Proof that the exponential function is the only solution to dy/dx = y, y(0) = 1

Suppose $g'(x)=g(x)$ for all $x\in\mathbb R.$ $$ \underbrace{\frac d {dx}\,\frac{g(x)}{e^x} = \frac{e^x g'(x) - e^x g(x)}{e^{2x}}}_\text{quotient rule} = 0 \text{ for all } x\in\mathbb R. $$ Therefore $x\mapsto g(x)/e^x$ is constant on $\mathbb R.$

So $g(x) = \text{constant}\cdot e^x$ for $x\in\mathbb R.$

(The mean value theorem is tacitly used here, in that it is used in the proof that if the derivative of a function is $0$ everywhere in an interval, then the function is constant on that interval.)


You can also make an argument that does not require you to know anything about the logarithm. suppose that $f$ and $g$ are two solutions to $y'=y$ with $f(x_0)=g(x_0)\neq 0$.

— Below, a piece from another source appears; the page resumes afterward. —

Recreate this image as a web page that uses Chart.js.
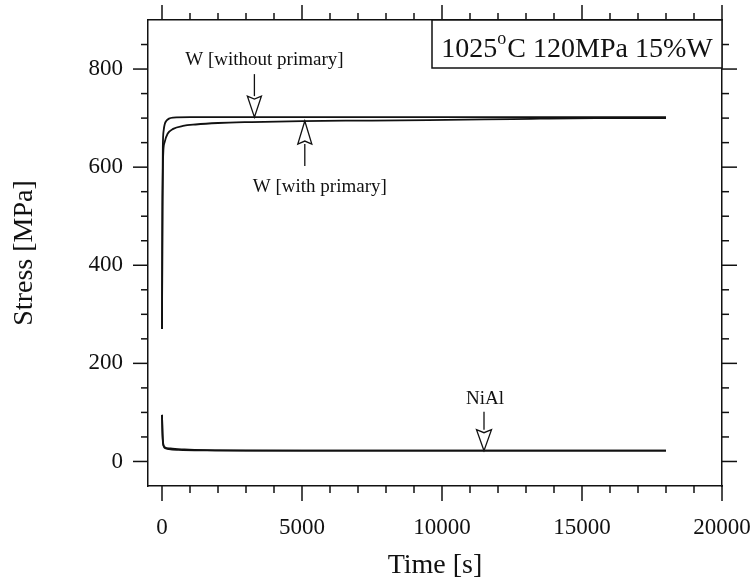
<!DOCTYPE html>
<html>
<head>
<meta charset="utf-8">
<script src="https://cdn.jsdelivr.net/npm/chart.js@4.4.1/dist/chart.umd.min.js"></script>
<style>
  html, body { margin: 0; padding: 0; background: #fff; }
  #wrap { width: 756px; height: 584px; }
</style>
</head>
<body>
<div id="wrap"><canvas id="c" width="756" height="584"></canvas></div>
<script>
// Creep test at 1025 C / 120 MPa, composite with 15 % W fibres:
// internal stress in the W fibres and in the NiAl matrix versus time.

// time samples [s]
const timeWo   = [0, 15, 30, 60, 100, 150, 250, 400, 1000, 3000, 8000, 13000, 18000];
const stressWo = [270, 520, 640, 675, 688, 694, 699, 701, 702, 702, 702, 702, 702];

const timeWp   = [0, 10, 20, 35, 50, 100, 200, 400, 750, 1200, 2000, 3200, 5000, 7500, 9500, 12500, 15500, 18000];
const stressWp = [270, 430, 540, 610, 635, 652, 668, 678, 684, 687, 690, 692, 694, 695, 696, 698, 700, 700];

const timeNiAl   = [0, 10, 20, 40, 70, 120, 250, 600, 1500, 5000, 10000, 18000];
const stressNiAl = [95, 75, 55, 38, 30, 27, 25, 23.5, 22.5, 22, 22, 22];

const timeNiAl2   = [0, 10, 25, 50, 100, 300, 800, 1600, 3000, 18000];
const stressNiAl2 = [95, 70, 45, 33, 29, 26.5, 24.5, 23, 22.3, 22];

// axis ticks
const xMajor = [0, 5000, 10000, 15000, 20000];
const xMinor = [1000, 2000, 3000, 4000, 6000, 7000, 8000, 9000, 11000, 12000, 13000, 14000, 16000, 17000, 18000, 19000];
const yMajor = [0, 200, 400, 600, 800];
const yMinor = [50, 100, 150, 250, 300, 350, 450, 500, 550, 650, 700, 750, 850];

// arrow labels: text and the data point each arrow points at
const noteText = ['W [without primary]', 'W [with primary]', 'NiAl'];
const noteTime = [3300, 5100, 11500];
const noteStress = [702, 694, 22];

const SERIF = "'Liberation Serif', 'Times New Roman', serif";

function pts(xs, ys) { return xs.map((x, i) => ({ x: x, y: ys[i] })); }

function lineSet(label, xs, ys) {
  return {
    label: label,
    data: pts(xs, ys),
    borderColor: '#111',
    borderWidth: 1.8,
    pointRadius: 0,
    fill: false,
    cubicInterpolationMode: 'monotone'
  };
}

// arrow geometry relative to its tip (px)
const noteStyle = [
  { dir: 'down', dx: 10, dy: -57, shaft: 22, head: 21, w: 14 },
  { dir: 'up',   dx: 15, dy: 66,  shaft: 22, head: 23, w: 14 },
  { dir: 'down', dx: 1,  dy: -52, shaft: 18, head: 21, w: 15 }
];

function drawArrow(ctx, x, y, s) {
  const sg = s.dir === 'down' ? -1 : 1;
  const baseY = y + sg * s.head;
  ctx.beginPath();
  ctx.moveTo(x, baseY);
  ctx.lineTo(x, baseY + sg * s.shaft);
  ctx.stroke();
  ctx.beginPath();
  ctx.moveTo(x, y);
  ctx.lineTo(x - s.w / 2, baseY);
  ctx.lineTo(x, baseY - sg * 3);
  ctx.lineTo(x + s.w / 2, baseY);
  ctx.closePath();
  ctx.fillStyle = '#fff';
  ctx.fill();
  ctx.stroke();
}

const framePlugin = {
  id: 'frame',
  afterDraw(chart) {
    const ctx = chart.ctx;
    const a = chart.chartArea;
    const xs = chart.scales.x, ys = chart.scales.y;
    ctx.save();
    ctx.strokeStyle = '#111';
    ctx.lineWidth = 1.5;
    ctx.lineCap = 'butt';

    // tick marks pointing outward on all four sides
    const seg = (x1, y1, x2, y2) => { ctx.beginPath(); ctx.moveTo(x1, y1); ctx.lineTo(x2, y2); ctx.stroke(); };
    const MAJ = 15, MIN = 7;
    xMajor.forEach(v => { const p = xs.getPixelForValue(v); seg(p, a.bottom, p, a.bottom + MAJ); seg(p, a.top, p, a.top - MAJ); });
    xMinor.forEach(v => { const p = xs.getPixelForValue(v); seg(p, a.bottom, p, a.bottom + MIN); seg(p, a.top, p, a.top - MIN); });
    yMajor.forEach(v => { const p = ys.getPixelForValue(v); seg(a.left, p, a.left - MAJ, p); seg(a.right, p, a.right + MAJ, p); });
    yMinor.forEach(v => { const p = ys.getPixelForValue(v); seg(a.left, p, a.left - MIN, p); seg(a.right, p, a.right + MIN, p); });

    // condition box in the upper right corner
    const bx = a.right - 290, by = a.top, bw = 290, bh = 48;
    ctx.fillStyle = '#fff';
    ctx.fillRect(bx, by, bw, bh);
    ctx.strokeRect(bx, by, bw, bh);
    ctx.fillStyle = '#111';
    ctx.textBaseline = 'alphabetic';
    ctx.textAlign = 'left';
    const big = '28px ' + SERIF, small = '18px ' + SERIF;
    ctx.font = big; const w1 = ctx.measureText('1025').width;
    const w3 = ctx.measureText('C 120MPa 15%W').width;
    ctx.font = small; const w2 = ctx.measureText('o').width + 1;
    let tx = bx + (bw - (w1 + w2 + w3)) / 2;
    const base = by + 37;
    ctx.font = big; ctx.fillText('1025', tx, base); tx += w1;
    ctx.font = small; ctx.fillText('o', tx, base - 13); tx += w2;
    ctx.font = big; ctx.fillText('C 120MPa 15%W', tx, base);

    // arrows with their labels
    ctx.lineWidth = 1.3;
    ctx.font = '19px ' + SERIF;
    ctx.textAlign = 'center';
    ctx.textBaseline = 'middle';
    noteText.forEach((t, i) => {
      const s = noteStyle[i];
      const px = xs.getPixelForValue(noteTime[i]);
      const py = ys.getPixelForValue(noteStress[i]);
      ctx.strokeStyle = '#111';
      drawArrow(ctx, px, py, s);
      ctx.fillStyle = '#111';
      ctx.fillText(t, px + s.dx, py + s.dy);
    });
    ctx.restore();
  }
};

// fixed box sizes so the plot area sits at the same place every time
function fixSize(w, h) {
  return s => {
    if (w !== null) s.width = w;
    if (h !== null) s.height = h;
    s.paddingLeft = 0; s.paddingRight = 0; s.paddingTop = 0; s.paddingBottom = 0;
  };
}

const tickFont = { family: SERIF, size: 23, lineHeight: 1.2 };
const titleFont = { family: SERIF, size: 28, lineHeight: 1.2 };
const border = { display: true, color: '#111', width: 1.5 };

new Chart(document.getElementById('c'), {
  type: 'line',
  data: {
    datasets: [
      lineSet('W [without primary]', timeWo, stressWo),
      lineSet('W [with primary]', timeWp, stressWp),
      lineSet('NiAl', timeNiAl, stressNiAl),
      lineSet('NiAl (with primary)', timeNiAl2, stressNiAl2)
    ]
  },
  options: {
    responsive: false,
    animation: false,
    events: [],
    layout: { padding: 0 },
    plugins: { legend: { display: false }, tooltip: { enabled: false } },
    scales: {
      x: {
        type: 'linear', position: 'bottom', min: -500, max: 20000,
        afterBuildTicks: s => { s.ticks = xMajor.map(v => ({ value: v })); },
        afterFit: fixSize(null, 98),
        grid: { display: false, drawTicks: false, tickLength: 0 },
        border: border,
        ticks: { font: tickFont, color: '#111', padding: 28, maxRotation: 0, autoSkip: false, callback: v => String(v) },
        title: { display: true, text: 'Time [s]', font: titleFont, color: '#111', padding: { top: 0, bottom: 2 } }
      },
      xTop: {
        type: 'linear', position: 'top', min: -500, max: 20000,
        afterBuildTicks: s => { s.ticks = xMajor.map(v => ({ value: v })); },
        afterFit: fixSize(null, 20),
        grid: { display: false, drawTicks: false, tickLength: 0 },
        border: border,
        ticks: { display: false }
      },
      y: {
        type: 'linear', position: 'left', min: -50, max: 900,
        afterBuildTicks: s => { s.ticks = yMajor.map(v => ({ value: v })); },
        afterFit: fixSize(148, null),
        grid: { display: false, drawTicks: false, tickLength: 0 },
        border: border,
        ticks: { font: tickFont, color: '#111', padding: 25, autoSkip: false, callback: v => String(v) },
        title: { display: true, text: 'Stress [MPa]', font: titleFont, color: '#111', padding: { top: 8, bottom: 0 } }
      },
      yRight: {
        type: 'linear', position: 'right', min: -50, max: 900,
        afterBuildTicks: s => { s.ticks = yMajor.map(v => ({ value: v })); },
        afterFit: fixSize(34, null),
        grid: { display: false, drawTicks: false, tickLength: 0 },
        border: border,
        ticks: { display: false }
      }
    }
  },
  plugins: [framePlugin]
});
</script>
</body>
</html>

Then, by continuity, there exists $\delta$ such that $(x_0-\delta,x_0+\delta)\cap g^{-1}(\{0\})=\emptyset$. For $x\in (x_0-\delta,x_0+\delta),$ we have $$ \left(\frac{f}{g}\right)'(x)=\frac{f'g(x)-fg'(x)}{g^2(x)}=0, $$ So that $f=g$ on $(x_0-\delta,x_0+\delta)$. In fact, applying continuity, $f=g$ on $[x_0-\delta,x_0+\delta]$ and iterating this, we get that $f=g$ on the largest interval $I$ containing $x_0$ such that $g(y)\neq 0$ for all $y\in I$. However, picking $g(x)=\exp(x),$ we get that $I=\mathbb{R}$ and so, $f(x)=\exp(x)$.